Both cases were heard by the District Court at the initial conditional certification stage with varying degrees of discovery. Rejecting the applicability of Wal-Mart Stores, Inc. v. Dukes, (S.Ct. 2011), and paying homage to the conflict prevalent in the Fifth Circuit concerning which standard to apply, the Court in both instances took pains to note that it was applying the more “lenient standard” of Lusardi v. Xerox Corp. (D.N.J. 1987). This being said, the leniency ended there.
In Richardson, the Court was faced with a number of bankers who we claiming they were forced to work odd hours off the clock under what they contended was a nationwide policy or plan. The Court noted that Wells Fargo had “clear written policies mandating accurate recordkeeping of employee’s time and payment of overtime when working outside scheduled [times].” Of course, all employees had nearly identical affidavits wherein they all expressed their belief that certain bank managers expected them to work off the clock. However, the Court was not persuaded. While there were instances of rogue conduct or misinterpretations by certain bank managers, there was no proof that the managers consistently failed to follow the bank’s written policy (or that the bank knew of and adopted the inappropriate conduct). Given this, the Court rejected conditional certification.
The Court reached a similar result in Andel. In that case, the plaintiffs were welders who were all claiming misclassification as independent contractors. Applying the “economic realities” test of Thibault v. Bellsouth Telecomms., Inc. (5th Cir. 2010), the Court stated that whether an individual is an employee or independent contractor is “highly dependent on the particular situation presented, and this requires an intensive factual analysis.” Consequently, the Court ruled that “this individualized analysis precludes certification.”

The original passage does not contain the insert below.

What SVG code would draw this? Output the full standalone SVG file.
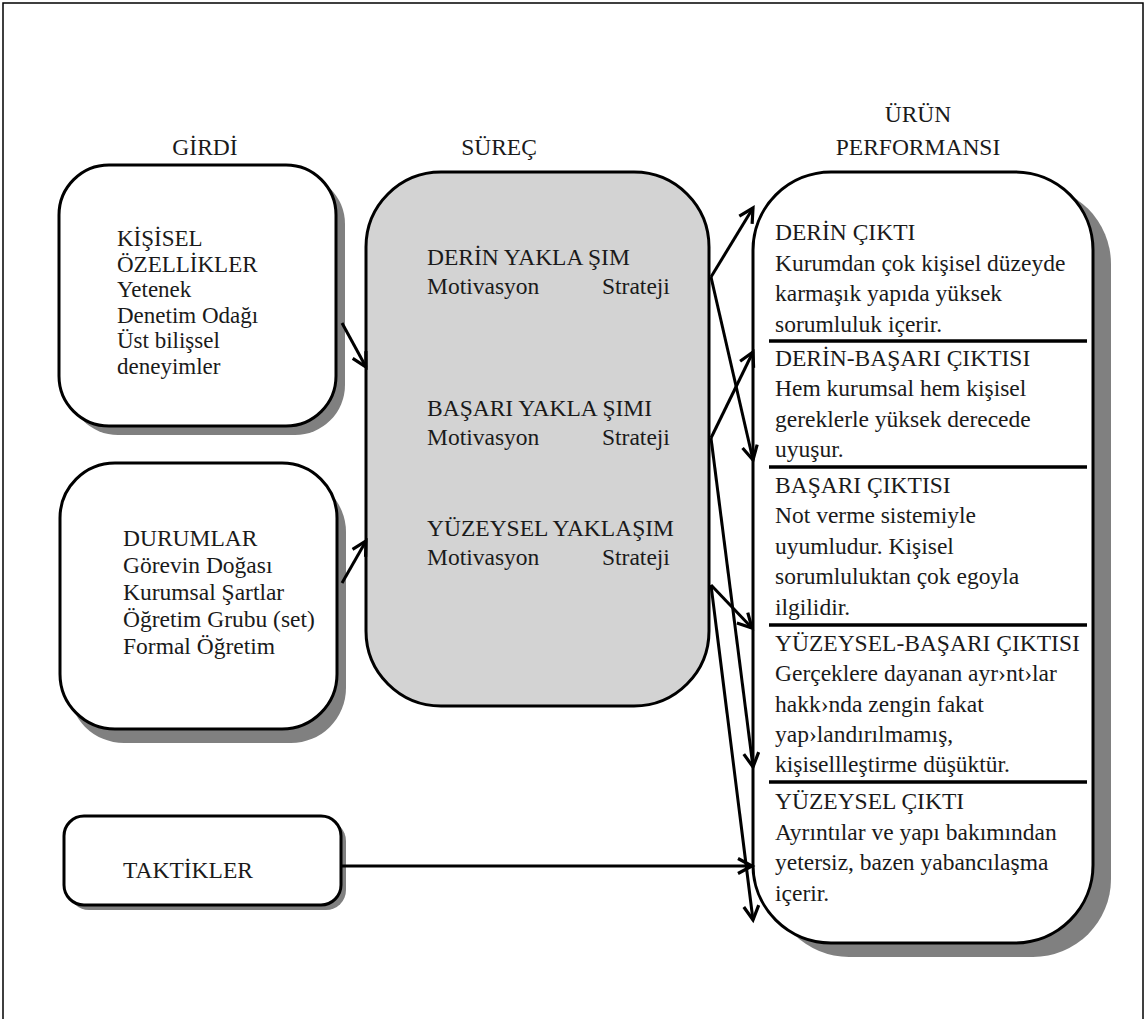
<svg xmlns="http://www.w3.org/2000/svg" width="1147" height="1019" viewBox="0 0 1147 1019">
<defs>
<style>
.t{font-family:"Liberation Serif","Times New Roman",serif;font-size:23.5px;fill:#1a1a1a}
.s{font-size:23px}
.box{fill:#fff;stroke:#000;stroke-width:3}
.sh{fill:#808080}
.ln{stroke:#000;stroke-width:3;fill:none}
.dv{stroke:#000;stroke-width:3.5}
</style>
<marker id="ah" markerWidth="20" markerHeight="20" refX="16" refY="9" orient="auto" markerUnits="userSpaceOnUse">
<path d="M2,1.5 L16,9 L2,16.5" fill="none" stroke="#000" stroke-width="3.2"/>
</marker>
</defs>
<rect width="1147" height="1019" fill="#fff"/>
<rect x="3" y="3" width="1140" height="1030" fill="none" stroke="#000" stroke-width="1.5"/>

<g id="headers">
<text class="t" x="205" y="155" text-anchor="middle">GİRDİ</text>
<text class="t" x="499" y="155" text-anchor="middle">SÜREÇ</text>
<text class="t" x="918" y="122" text-anchor="middle">ÜRÜN</text>
<text class="t" x="918" y="155" text-anchor="middle">PERFORMANSI</text>
</g>

<g id="kisisel">
<rect class="sh" x="68" y="174" width="277" height="261" rx="50"/>
<rect class="box" x="59" y="165" width="277" height="261" rx="50"/>
<text class="t s" x="117" y="246">KİŞİSEL</text>
<text class="t s" x="117" y="271.5">ÖZELLİKLER</text>
<text class="t s" x="117" y="297">Yetenek</text>
<text class="t s" x="117" y="322.5">Denetim Odağı</text>
<text class="t s" x="117" y="348">Üst bilişsel</text>
<text class="t s" x="117" y="373.5">deneyimler</text>
</g>

<g id="durumlar">
<rect class="sh" x="69" y="477" width="277" height="266" rx="55"/>
<rect class="box" x="60" y="463" width="277" height="266" rx="55"/>
<text class="t" x="123" y="546">DURUMLAR</text>
<text class="t" x="123" y="573">Görevin Doğası</text>
<text class="t" x="123" y="600">Kurumsal Şartlar</text>
<text class="t" x="123" y="627">Öğretim Grubu (set)</text>
<text class="t" x="123" y="654">Formal Öğretim</text>
</g>

<g id="taktikler">
<rect class="sh" x="69" y="821" width="277" height="89" rx="20"/>
<rect class="box" x="64" y="816" width="277" height="89" rx="20"/>
<text class="t" x="123" y="878">TAKTİKLER</text>
</g>

<g id="surec">
<rect x="366" y="172" width="343" height="534" rx="75" fill="#d3d3d3" stroke="#000" stroke-width="3"/>
<text class="t" x="427" y="265">DERİN YAKLA ŞIM</text>
<text class="t" x="427" y="294">Motivasyon</text>
<text class="t" x="602" y="294">Strateji</text>
<text class="t" x="427" y="416">BAŞARI YAKLA ŞIMI</text>
<text class="t" x="427" y="445">Motivasyon</text>
<text class="t" x="602" y="445">Strateji</text>
<text class="t" x="427" y="536">YÜZEYSEL YAKLAŞIM</text>
<text class="t" x="427" y="565">Motivasyon</text>
<text class="t" x="602" y="565">Strateji</text>
</g>

<g id="urun">
<rect class="sh" x="771" y="186" width="340" height="771" rx="78"/>
<rect class="box" x="753" y="172" width="340" height="771" rx="78"/>
<line class="dv" x1="769" y1="341" x2="1087" y2="341"/>
<line class="dv" x1="769" y1="467" x2="1087" y2="467"/>
<line class="dv" x1="769" y1="625" x2="1087" y2="625"/>
<line class="dv" x1="769" y1="782" x2="1087" y2="782"/>
<text class="t" x="775" y="240">DERİN ÇIKTI</text>
<text class="t" x="775" y="271">Kurumdan çok kişisel düzeyde</text>
<text class="t" x="775" y="301">karmaşık yapıda yüksek</text>
<text class="t" x="775" y="332">sorumluluk içerir.</text>
<text class="t" x="775" y="366">DERİN-BAŞARI ÇIKTISI</text>
<text class="t" x="775" y="396">Hem kurumsal hem kişisel</text>
<text class="t" x="775" y="427">gereklerle yüksek derecede</text>
<text class="t" x="775" y="457">uyuşur.</text>
<text class="t" x="775" y="493">BAŞARI ÇIKTISI</text>
<text class="t" x="775" y="523">Not verme sistemiyle</text>
<text class="t" x="775" y="554">uyumludur. Kişisel</text>
<text class="t" x="775" y="584">sorumluluktan çok egoyla</text>
<text class="t" x="775" y="615">ilgilidir.</text>
<text class="t" x="775" y="651">YÜZEYSEL-BAŞARI ÇIKTISI</text>
<text class="t" x="775" y="681">Gerçeklere dayanan ayr›nt›lar</text>
<text class="t" x="775" y="712">hakk›nda zengin fakat</text>
<text class="t" x="775" y="742">yap›landırılmamış,</text>
<text class="t" x="775" y="772">kişisellleştirme düşüktür.</text>
<text class="t" x="775" y="809">YÜZEYSEL ÇIKTI</text>
<text class="t" x="775" y="840">Ayrıntılar ve yapı bakımından</text>
<text class="t" x="775" y="870">yetersiz, bazen yabancılaşma</text>
<text class="t" x="775" y="901">içerir.</text>
</g>

<g id="connectors">
<line class="ln" x1="342" y1="323" x2="366" y2="367" marker-end="url(#ah)"/>
<line class="ln" x1="342" y1="583" x2="366" y2="541" marker-end="url(#ah)"/>
<line class="ln" x1="341" y1="866" x2="752" y2="866" marker-end="url(#ah)"/>
<line class="ln" x1="711" y1="277" x2="753" y2="208" marker-end="url(#ah)"/>
<line class="ln" x1="711" y1="277" x2="753" y2="460" marker-end="url(#ah)"/>
<line class="ln" x1="711" y1="438" x2="753" y2="352" marker-end="url(#ah)"/>
<line class="ln" x1="711" y1="438" x2="753" y2="767" marker-end="url(#ah)"/>
<line class="ln" x1="711" y1="585" x2="752" y2="628" marker-end="url(#ah)"/>
<line class="ln" x1="711" y1="585" x2="753" y2="920" marker-end="url(#ah)"/>
</g>
</svg>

The lessons to take from these cases are clear. First, all companies should review their written policies or plans to make certain that they dovetail with FLSA. Second, defense attorneys should press the Court to look behind any self-serving declaration of plaintiffs to determine if there is really a policy or plan that replaces written policies. Finally, a forceful objection to conditional certification can be made in any case where misclassification is alleged.
Bryant S. Banes
Neel, Hooper & Banes, P.C.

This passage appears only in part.